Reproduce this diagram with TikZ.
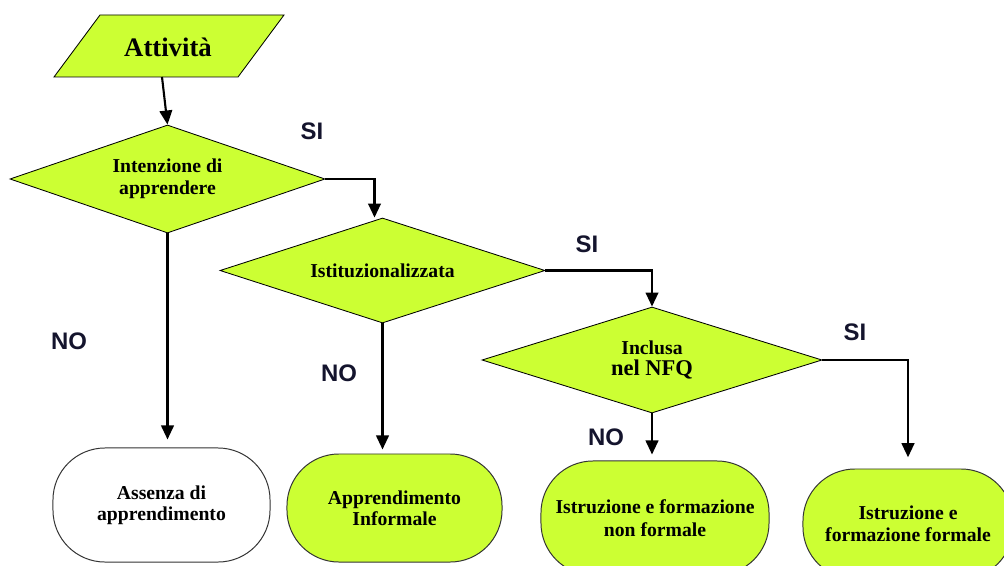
\documentclass[tikz,border=0pt]{standalone}
\usepackage{fontspec}
\setmainfont{Liberation Serif}
\setsansfont{Liberation Sans}
\usetikzlibrary{shapes.geometric,arrows.meta,calc}
\definecolor{lime}{RGB}{204,255,51}
\definecolor{lblcol}{RGB}{20,20,45}
\begin{document}
\begin{tikzpicture}[x=0.025cm,y=-0.025cm,
  dec/.style={diamond, aspect=3, draw=black, line width=0.6pt, fill=lime, inner sep=0pt, align=center,
    font=\bfseries\fontsize{14}{15.5}\selectfont},
  term/.style={rectangle, rounded corners=1.3cm, draw=black!80, line width=0.7pt, inner sep=0pt,
    align=center, fill=lime, font=\bfseries\fontsize{14}{15}\selectfont},
  conn/.style={line width=1.5pt, -{Triangle[width=9pt,length=10pt]}},
  lbl/.style={font=\sffamily\bfseries\fontsize{17}{17}\selectfont, text=lblcol}]
\fill[white] (0,0) rectangle (1004,565);
\clip (0,0) rectangle (1004,565);
% start
\draw[fill=lime, line width=0.6pt] (54,77) -- (100,15) -- (284,15) -- (238,77) -- cycle;
\node[font=\bfseries\fontsize{19}{20}\selectfont] (att) at (168,47) {Attività};
\coordinate (attb) at (162,77);
% decisions
\node[dec, minimum width=7.875cm, minimum height=2.7cm] (d1) at (167.5,179) {Intenzione di\\apprendere};
\node[dec, minimum width=8.125cm, minimum height=2.625cm] (d2) at (382.5,270.5) {Istituzionalizzata};
\node[dec, minimum width=8.5cm, minimum height=2.65cm] (d3) at (652,360) {Inclusa\\{\fontsize{16}{17}\selectfont nel NFQ}};
% terminals
\node[term, fill=white, minimum width=5.425cm, minimum height=2.85cm] (b1) at (161.5,505) {Assenza di\\apprendimento};
\node[term, minimum width=5.375cm, minimum height=2.7cm] (b2) at (394.5,508) {Apprendimento\\Informale};
\node[term, minimum width=5.7cm, minimum height=2.85cm, font=\bfseries\fontsize{14}{16}\selectfont] (b3) at (655,518) {Istruzione e formazione\\non formale};
\node[term, minimum width=5.25cm, minimum height=2.75cm, font=\bfseries\fontsize{14}{16}\selectfont] (b4) at (908,524) {Istruzione e\\formazione formale};
% connectors
\draw[conn] (attb) -- (d1.north);
\draw[conn] (d1.east) -| ($(d2.north)+(-8,0)$);
\draw[conn, shorten >=0.2cm] (d1.south) -- (d1.south |- b1.north);
\draw[conn, shorten >=0.1cm] (d2.south) -- (d2.south |- b2.north);
\draw[conn] (d2.east) -| (d3.north);
\draw[conn, shorten >=0.15cm] (d3.south) -- (d3.south |- b3.north);
\draw[conn, shorten >=0.28cm] (d3.east) -| (b4.north);
% labels
\node[lbl] (si1) at (312,131) {SI};
\node[lbl] (si2) at (587,244) {SI};
\node[lbl] (si3) at (855,332) {SI};
\node[lbl] (no1) at (69,341) {NO};
\node[lbl] (no2) at (339,373) {NO};
\node[lbl] (no3) at (606,437) {NO};
\end{tikzpicture}
\end{document}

• EXERCISE: Reproduce the full material exactly, excluding the pictures.

• CORRECT OUTPUT:
Reproduce this diagram with TikZ.
\documentclass[tikz,border=0pt]{standalone}
\usepackage{fontspec}
\setmainfont{Liberation Serif}
\setsansfont{Liberation Sans}
\usetikzlibrary{shapes.geometric,arrows.meta,calc}
\definecolor{lime}{RGB}{204,255,51}
\definecolor{lblcol}{RGB}{20,20,45}
\begin{document}
\begin{tikzpicture}[x=0.025cm,y=-0.025cm,
  dec/.style={diamond, aspect=3, draw=black, line width=0.6pt, fill=lime, inner sep=0pt, align=center,
    font=\bfseries\fontsize{14}{15.5}\selectfont},
  term/.style={rectangle, rounded corners=1.3cm, draw=black!80, line width=0.7pt, inner sep=0pt,
    align=center, fill=lime, font=\bfseries\fontsize{14}{15}\selectfont},
  conn/.style={line width=1.5pt, -{Triangle[width=9pt,length=10pt]}},
  lbl/.style={font=\sffamily\bfseries\fontsize{17}{17}\selectfont, text=lblcol}]
\fill[white] (0,0) rectangle (1004,565);
\clip (0,0) rectangle (1004,565);
% start
\draw[fill=lime, line width=0.6pt] (54,77) -- (100,15) -- (284,15) -- (238,77) -- cycle;
\node[font=\bfseries\fontsize{19}{20}\selectfont] (att) at (168,47) {Attività};
\coordinate (attb) at (162,77);
% decisions
\node[dec, minimum width=7.875cm, minimum height=2.7cm] (d1) at (167.5,179) {Intenzione di\\apprendere};
\node[dec, minimum width=8.125cm, minimum height=2.625cm] (d2) at (382.5,270.5) {Istituzionalizzata};
\node[dec, minimum width=8.5cm, minimum height=2.65cm] (d3) at (652,360) {Inclusa\\{\fontsize{16}{17}\selectfont nel NFQ}};
% terminals
\node[term, fill=white, minimum width=5.425cm, minimum height=2.85cm] (b1) at (161.5,505) {Assenza di\\apprendimento};
\node[term, minimum width=5.375cm, minimum height=2.7cm] (b2) at (394.5,508) {Apprendimento\\Informale};
\node[term, minimum width=5.7cm, minimum height=2.85cm, font=\bfseries\fontsize{14}{16}\selectfont] (b3) at (655,518) {Istruzione e formazione\\non formale};
\node[term, minimum width=5.25cm, minimum height=2.75cm, font=\bfseries\fontsize{14}{16}\selectfont] (b4) at (908,524) {Istruzione e\\formazione formale};
% connectors
\draw[conn] (attb) -- (d1.north);
\draw[conn] (d1.east) -| ($(d2.north)+(-8,0)$);
\draw[conn, shorten >=0.2cm] (d1.south) -- (d1.south |- b1.north);
\draw[conn, shorten >=0.1cm] (d2.south) -- (d2.south |- b2.north);
\draw[conn] (d2.east) -| (d3.north);
\draw[conn, shorten >=0.15cm] (d3.south) -- (d3.south |- b3.north);
\draw[conn, shorten >=0.28cm] (d3.east) -| (b4.north);
% labels
\node[lbl] (si1) at (312,131) {SI};
\node[lbl] (si2) at (587,244) {SI};
\node[lbl] (si3) at (855,332) {SI};
\node[lbl] (no1) at (69,341) {NO};
\node[lbl] (no2) at (339,373) {NO};
\node[lbl] (no3) at (606,437) {NO};
\end{tikzpicture}
\end{document}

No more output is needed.